(Stored records)
====================

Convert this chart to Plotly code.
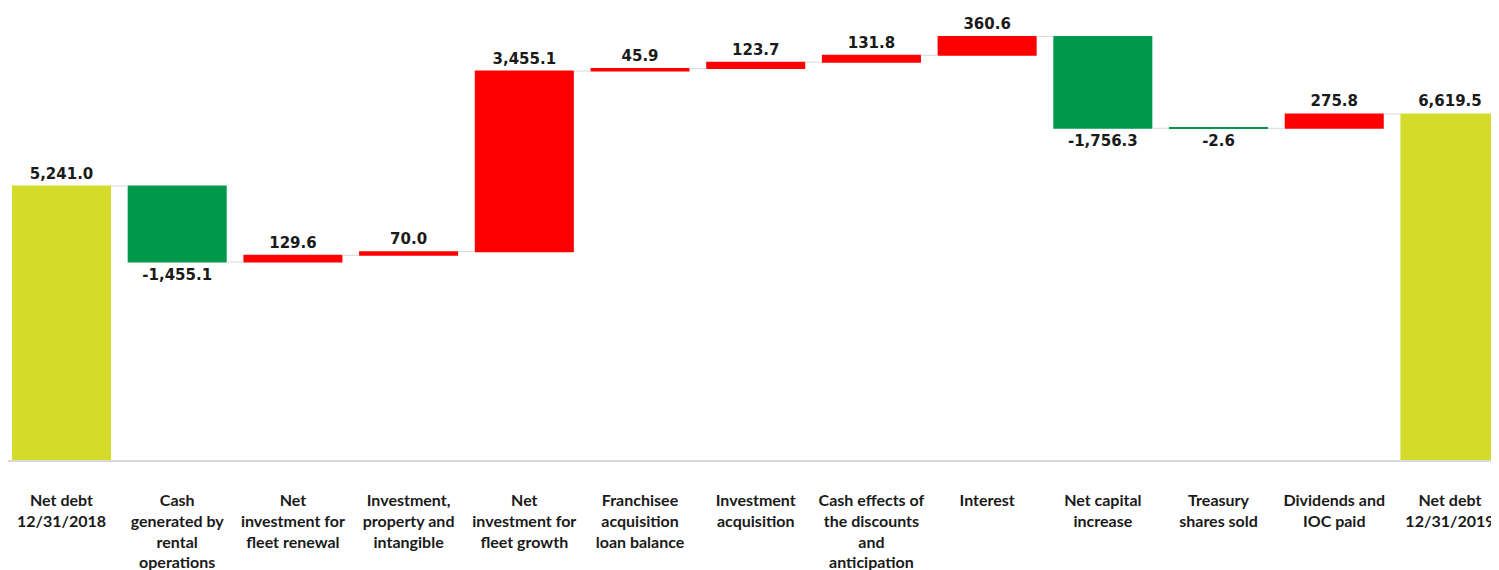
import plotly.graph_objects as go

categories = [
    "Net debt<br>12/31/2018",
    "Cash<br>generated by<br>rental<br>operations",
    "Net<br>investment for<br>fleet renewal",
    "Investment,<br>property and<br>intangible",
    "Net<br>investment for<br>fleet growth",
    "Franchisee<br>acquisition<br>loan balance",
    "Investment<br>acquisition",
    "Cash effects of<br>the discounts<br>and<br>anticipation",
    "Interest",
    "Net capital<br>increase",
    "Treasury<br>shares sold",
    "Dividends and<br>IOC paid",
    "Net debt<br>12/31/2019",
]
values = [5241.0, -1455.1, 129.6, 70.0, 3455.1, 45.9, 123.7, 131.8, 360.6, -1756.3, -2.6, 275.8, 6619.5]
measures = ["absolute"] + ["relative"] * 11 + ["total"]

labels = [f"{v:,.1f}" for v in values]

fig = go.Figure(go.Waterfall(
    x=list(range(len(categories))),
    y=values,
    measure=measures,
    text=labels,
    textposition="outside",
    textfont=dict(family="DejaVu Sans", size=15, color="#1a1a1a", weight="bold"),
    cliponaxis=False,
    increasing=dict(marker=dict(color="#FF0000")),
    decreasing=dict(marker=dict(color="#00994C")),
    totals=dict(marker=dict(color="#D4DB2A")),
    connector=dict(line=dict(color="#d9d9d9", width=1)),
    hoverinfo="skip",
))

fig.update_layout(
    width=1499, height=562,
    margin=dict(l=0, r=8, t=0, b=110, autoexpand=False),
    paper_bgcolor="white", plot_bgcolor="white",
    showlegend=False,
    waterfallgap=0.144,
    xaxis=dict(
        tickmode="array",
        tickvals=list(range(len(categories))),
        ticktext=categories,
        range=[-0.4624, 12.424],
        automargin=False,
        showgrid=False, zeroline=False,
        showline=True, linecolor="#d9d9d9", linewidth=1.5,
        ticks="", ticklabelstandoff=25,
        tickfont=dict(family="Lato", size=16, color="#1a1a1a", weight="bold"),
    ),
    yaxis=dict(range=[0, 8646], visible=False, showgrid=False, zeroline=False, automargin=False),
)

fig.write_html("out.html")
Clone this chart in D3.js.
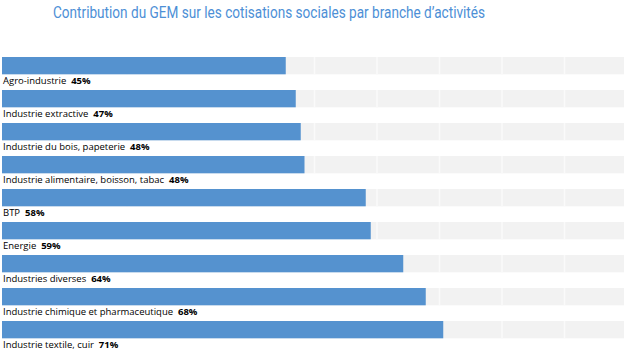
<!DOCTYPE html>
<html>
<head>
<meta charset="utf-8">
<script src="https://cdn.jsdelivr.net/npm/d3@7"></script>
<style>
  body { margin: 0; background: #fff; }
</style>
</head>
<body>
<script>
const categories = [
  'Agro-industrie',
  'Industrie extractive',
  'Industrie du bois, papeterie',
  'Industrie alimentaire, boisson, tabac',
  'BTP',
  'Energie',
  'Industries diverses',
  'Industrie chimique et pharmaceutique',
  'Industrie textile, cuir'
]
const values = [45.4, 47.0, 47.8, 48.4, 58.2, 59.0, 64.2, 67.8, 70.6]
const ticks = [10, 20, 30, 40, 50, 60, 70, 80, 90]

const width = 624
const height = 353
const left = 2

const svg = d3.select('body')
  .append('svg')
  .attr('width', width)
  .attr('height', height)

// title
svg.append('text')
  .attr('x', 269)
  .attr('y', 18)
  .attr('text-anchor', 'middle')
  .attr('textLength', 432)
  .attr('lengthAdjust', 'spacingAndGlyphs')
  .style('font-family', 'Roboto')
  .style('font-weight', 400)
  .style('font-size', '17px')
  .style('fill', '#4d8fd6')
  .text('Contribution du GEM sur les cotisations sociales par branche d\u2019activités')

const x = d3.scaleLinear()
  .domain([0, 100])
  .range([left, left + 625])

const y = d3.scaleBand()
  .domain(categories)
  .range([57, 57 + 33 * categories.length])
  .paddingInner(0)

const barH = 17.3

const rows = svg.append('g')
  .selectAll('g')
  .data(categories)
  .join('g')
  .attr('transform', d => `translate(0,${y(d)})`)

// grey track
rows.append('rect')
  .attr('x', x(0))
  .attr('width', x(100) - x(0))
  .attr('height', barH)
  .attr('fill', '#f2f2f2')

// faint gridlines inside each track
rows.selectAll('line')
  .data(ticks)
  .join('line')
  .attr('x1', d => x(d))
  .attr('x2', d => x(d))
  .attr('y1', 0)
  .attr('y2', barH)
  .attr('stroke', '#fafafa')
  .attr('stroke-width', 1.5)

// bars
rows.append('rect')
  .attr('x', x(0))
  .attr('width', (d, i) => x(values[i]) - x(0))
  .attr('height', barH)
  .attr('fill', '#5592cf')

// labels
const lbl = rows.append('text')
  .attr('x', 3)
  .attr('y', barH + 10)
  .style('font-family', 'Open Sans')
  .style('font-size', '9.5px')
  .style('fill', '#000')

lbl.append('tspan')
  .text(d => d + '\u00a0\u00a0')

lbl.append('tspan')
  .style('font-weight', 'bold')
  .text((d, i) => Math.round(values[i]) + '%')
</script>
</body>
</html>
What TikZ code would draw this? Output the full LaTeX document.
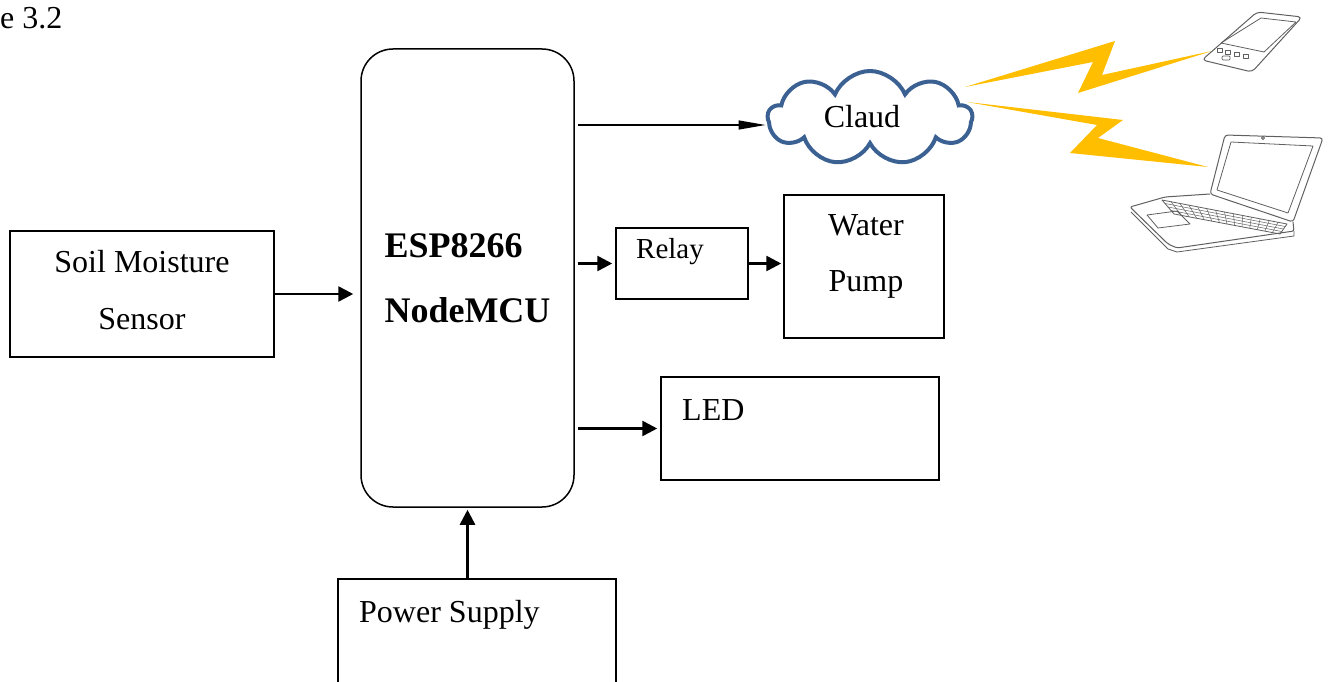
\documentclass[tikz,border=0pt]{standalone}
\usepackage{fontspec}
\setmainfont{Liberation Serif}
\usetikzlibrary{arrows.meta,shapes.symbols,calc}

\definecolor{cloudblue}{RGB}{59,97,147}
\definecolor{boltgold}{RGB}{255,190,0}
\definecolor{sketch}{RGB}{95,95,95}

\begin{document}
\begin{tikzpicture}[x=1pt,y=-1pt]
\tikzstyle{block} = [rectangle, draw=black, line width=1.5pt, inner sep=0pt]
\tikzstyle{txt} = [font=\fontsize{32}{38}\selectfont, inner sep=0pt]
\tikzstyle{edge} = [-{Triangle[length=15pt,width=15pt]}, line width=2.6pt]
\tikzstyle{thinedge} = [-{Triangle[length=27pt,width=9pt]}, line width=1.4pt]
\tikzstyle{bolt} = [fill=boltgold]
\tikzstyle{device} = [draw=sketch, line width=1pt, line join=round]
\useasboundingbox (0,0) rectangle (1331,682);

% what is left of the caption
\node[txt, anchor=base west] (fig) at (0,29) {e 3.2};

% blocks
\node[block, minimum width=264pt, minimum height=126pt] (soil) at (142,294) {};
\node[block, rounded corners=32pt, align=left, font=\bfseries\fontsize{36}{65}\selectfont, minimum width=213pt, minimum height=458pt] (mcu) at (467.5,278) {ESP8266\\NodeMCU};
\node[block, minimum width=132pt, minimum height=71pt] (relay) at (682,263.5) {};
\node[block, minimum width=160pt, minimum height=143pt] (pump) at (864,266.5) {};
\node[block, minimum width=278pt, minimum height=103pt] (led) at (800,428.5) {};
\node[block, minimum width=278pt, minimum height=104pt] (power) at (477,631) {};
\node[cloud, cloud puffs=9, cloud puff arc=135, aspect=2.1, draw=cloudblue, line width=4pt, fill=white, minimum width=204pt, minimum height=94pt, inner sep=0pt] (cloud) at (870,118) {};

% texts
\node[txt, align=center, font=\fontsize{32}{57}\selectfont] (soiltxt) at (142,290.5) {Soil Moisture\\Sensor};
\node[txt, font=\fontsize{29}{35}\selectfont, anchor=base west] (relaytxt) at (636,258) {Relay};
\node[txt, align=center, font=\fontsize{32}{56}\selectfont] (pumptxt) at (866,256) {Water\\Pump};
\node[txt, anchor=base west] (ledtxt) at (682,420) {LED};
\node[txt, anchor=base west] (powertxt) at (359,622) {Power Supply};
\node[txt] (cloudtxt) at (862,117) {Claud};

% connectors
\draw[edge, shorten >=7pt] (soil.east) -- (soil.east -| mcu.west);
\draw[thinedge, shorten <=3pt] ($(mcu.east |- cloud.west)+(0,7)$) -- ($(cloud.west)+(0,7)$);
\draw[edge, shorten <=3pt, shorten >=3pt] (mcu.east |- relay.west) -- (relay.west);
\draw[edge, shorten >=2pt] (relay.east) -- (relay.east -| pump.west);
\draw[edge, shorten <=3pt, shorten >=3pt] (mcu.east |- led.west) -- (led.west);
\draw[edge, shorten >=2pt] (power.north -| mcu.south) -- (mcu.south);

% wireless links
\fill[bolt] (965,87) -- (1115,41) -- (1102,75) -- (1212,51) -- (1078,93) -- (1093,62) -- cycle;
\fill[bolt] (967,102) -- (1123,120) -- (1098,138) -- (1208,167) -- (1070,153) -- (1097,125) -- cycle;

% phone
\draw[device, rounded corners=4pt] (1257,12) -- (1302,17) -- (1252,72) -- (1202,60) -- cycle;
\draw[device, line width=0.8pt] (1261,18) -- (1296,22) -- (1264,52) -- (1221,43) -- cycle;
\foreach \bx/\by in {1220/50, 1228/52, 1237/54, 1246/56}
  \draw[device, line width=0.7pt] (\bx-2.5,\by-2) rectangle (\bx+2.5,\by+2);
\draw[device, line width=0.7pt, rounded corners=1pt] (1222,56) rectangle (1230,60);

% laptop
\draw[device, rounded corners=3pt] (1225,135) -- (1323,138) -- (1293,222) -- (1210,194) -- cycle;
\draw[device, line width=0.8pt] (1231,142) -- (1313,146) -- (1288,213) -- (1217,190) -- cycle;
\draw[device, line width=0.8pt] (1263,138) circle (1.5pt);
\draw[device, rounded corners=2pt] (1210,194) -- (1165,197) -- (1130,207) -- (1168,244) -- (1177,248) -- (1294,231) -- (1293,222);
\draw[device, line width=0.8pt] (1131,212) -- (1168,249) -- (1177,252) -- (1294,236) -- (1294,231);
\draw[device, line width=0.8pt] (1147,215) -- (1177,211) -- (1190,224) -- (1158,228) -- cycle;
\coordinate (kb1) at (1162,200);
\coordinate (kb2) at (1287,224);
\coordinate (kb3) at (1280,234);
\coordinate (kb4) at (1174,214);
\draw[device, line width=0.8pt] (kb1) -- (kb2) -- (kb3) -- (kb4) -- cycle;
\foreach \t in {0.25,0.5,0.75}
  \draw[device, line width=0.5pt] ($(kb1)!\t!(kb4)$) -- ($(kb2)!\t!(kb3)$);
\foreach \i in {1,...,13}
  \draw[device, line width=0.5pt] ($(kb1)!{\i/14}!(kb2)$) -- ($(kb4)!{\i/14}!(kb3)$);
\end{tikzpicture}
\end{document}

====================

What the exercise asks — Search the entries for the word "chart", then gather every line that has it.

Exercise output —
Convert this chart to Plotly code.
Clone this chart in D3.js.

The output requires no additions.